_Provided material_
--- begin ---

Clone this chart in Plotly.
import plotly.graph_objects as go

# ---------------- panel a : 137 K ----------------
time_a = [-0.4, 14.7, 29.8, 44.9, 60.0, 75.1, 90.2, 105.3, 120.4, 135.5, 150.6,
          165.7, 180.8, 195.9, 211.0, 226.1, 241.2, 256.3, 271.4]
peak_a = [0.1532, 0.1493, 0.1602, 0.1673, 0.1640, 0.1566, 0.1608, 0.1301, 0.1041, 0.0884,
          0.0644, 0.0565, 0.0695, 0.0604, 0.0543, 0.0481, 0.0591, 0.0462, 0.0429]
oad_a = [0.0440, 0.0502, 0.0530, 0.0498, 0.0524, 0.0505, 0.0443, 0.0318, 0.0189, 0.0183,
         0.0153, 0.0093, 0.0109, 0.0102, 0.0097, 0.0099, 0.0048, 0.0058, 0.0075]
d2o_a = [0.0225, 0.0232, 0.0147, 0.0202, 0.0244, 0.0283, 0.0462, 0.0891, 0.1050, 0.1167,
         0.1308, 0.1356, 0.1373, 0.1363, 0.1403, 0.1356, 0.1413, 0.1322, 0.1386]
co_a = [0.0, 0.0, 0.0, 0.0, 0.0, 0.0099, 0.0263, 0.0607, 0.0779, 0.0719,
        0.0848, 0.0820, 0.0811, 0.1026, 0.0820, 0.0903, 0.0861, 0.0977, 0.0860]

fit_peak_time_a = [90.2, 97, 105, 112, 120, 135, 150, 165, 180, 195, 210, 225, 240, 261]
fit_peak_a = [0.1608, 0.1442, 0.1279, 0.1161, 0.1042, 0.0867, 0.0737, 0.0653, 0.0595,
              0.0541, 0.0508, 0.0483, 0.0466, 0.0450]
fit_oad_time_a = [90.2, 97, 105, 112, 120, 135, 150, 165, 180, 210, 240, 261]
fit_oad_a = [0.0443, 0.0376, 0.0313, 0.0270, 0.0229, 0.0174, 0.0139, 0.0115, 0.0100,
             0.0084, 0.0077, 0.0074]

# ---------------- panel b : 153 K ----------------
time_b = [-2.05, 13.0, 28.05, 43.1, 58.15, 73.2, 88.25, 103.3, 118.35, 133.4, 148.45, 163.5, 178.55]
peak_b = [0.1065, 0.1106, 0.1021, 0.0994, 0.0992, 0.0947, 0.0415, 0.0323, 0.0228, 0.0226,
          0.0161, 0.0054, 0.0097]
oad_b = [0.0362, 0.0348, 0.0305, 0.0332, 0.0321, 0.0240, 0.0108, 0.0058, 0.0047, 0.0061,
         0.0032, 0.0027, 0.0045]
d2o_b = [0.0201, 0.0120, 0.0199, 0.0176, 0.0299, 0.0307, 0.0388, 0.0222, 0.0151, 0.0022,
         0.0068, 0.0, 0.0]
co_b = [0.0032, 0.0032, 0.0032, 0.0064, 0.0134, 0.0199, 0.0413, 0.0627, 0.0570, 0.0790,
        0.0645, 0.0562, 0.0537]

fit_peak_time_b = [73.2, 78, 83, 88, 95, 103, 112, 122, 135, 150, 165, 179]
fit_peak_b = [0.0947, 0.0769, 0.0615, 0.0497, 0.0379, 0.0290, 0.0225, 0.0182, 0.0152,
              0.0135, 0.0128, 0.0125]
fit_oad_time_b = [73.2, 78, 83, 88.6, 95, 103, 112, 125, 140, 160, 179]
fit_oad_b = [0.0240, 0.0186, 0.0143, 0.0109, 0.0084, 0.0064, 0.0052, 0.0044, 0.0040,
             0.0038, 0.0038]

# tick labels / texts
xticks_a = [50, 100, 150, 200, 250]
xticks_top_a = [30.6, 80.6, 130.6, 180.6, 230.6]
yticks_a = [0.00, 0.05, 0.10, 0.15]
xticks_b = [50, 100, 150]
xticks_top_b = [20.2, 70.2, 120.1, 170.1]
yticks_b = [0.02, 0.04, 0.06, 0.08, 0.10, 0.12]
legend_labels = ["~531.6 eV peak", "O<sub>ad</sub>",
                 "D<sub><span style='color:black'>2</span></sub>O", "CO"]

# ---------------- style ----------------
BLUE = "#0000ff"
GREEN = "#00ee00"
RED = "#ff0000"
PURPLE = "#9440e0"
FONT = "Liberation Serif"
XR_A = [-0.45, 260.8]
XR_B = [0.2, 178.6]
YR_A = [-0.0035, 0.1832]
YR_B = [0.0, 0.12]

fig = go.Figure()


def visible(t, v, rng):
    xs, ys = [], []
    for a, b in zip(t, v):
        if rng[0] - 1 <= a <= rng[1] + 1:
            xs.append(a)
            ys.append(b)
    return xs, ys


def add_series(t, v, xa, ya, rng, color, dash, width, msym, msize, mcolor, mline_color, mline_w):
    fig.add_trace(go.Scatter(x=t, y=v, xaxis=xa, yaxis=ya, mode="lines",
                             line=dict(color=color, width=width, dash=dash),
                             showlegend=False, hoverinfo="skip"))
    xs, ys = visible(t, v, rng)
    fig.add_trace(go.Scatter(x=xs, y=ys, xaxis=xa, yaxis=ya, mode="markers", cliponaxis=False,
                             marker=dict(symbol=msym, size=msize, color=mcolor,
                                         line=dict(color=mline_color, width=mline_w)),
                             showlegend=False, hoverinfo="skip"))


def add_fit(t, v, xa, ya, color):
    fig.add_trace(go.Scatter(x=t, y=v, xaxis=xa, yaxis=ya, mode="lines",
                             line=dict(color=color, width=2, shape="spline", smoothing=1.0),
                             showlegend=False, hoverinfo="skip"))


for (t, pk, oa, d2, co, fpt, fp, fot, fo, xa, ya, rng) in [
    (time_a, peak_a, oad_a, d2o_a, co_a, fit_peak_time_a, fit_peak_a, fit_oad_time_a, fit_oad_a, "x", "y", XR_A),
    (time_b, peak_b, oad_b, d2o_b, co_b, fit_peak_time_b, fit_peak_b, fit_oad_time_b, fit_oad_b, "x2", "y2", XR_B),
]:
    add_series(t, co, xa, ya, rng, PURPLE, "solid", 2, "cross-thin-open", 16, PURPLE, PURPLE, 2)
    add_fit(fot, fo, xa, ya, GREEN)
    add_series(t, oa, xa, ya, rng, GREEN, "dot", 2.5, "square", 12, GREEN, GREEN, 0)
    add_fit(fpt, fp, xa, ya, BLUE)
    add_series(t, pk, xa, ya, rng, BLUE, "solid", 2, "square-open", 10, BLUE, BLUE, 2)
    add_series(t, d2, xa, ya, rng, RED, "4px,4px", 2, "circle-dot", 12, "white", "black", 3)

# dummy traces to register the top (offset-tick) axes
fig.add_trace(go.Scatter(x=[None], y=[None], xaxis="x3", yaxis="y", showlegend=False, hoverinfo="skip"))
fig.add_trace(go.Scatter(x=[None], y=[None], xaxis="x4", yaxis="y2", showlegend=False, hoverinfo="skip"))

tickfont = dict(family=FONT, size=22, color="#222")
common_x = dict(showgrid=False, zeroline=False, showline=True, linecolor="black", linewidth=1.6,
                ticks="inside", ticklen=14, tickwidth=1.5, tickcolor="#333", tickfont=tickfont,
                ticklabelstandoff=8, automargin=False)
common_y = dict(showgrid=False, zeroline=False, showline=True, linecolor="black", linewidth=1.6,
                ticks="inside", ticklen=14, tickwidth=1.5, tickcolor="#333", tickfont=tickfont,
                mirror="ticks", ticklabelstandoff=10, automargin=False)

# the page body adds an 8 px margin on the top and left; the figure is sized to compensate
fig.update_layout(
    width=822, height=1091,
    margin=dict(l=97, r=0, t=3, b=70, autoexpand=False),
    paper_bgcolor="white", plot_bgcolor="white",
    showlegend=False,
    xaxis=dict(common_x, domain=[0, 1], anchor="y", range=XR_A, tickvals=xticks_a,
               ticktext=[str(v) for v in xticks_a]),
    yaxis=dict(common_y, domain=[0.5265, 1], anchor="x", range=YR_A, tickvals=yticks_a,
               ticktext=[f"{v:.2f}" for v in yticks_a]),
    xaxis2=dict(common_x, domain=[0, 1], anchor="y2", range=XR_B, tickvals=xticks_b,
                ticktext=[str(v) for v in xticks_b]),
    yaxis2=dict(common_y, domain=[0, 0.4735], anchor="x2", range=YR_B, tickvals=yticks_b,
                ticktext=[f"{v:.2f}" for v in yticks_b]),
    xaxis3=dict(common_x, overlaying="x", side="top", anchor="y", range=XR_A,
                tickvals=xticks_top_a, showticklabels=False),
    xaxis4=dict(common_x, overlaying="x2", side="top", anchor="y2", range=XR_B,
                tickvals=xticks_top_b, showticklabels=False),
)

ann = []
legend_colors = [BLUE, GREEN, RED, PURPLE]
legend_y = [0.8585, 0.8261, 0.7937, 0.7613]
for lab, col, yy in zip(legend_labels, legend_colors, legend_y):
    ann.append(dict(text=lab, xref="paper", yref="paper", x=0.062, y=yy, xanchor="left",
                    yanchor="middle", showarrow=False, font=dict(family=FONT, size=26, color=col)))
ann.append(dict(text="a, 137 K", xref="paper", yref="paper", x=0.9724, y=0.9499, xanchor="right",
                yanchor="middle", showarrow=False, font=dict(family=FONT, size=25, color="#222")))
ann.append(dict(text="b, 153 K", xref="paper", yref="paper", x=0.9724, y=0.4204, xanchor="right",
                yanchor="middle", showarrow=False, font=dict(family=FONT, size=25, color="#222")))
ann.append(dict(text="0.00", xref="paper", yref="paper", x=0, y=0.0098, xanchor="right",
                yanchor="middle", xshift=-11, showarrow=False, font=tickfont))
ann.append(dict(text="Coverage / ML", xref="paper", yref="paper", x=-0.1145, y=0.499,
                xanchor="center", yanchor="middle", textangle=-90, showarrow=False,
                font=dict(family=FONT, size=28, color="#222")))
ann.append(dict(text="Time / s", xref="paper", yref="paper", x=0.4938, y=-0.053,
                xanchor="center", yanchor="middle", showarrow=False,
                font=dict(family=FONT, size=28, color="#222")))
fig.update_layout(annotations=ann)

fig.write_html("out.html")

--- end ---

_Instruction_
Exactly repeat the lines above, from the opening line through the one with "import plotly.graph_objects as go", and include nothing else.

_Response for this exercise_
Clone this chart in Plotly.
import plotly.graph_objects as go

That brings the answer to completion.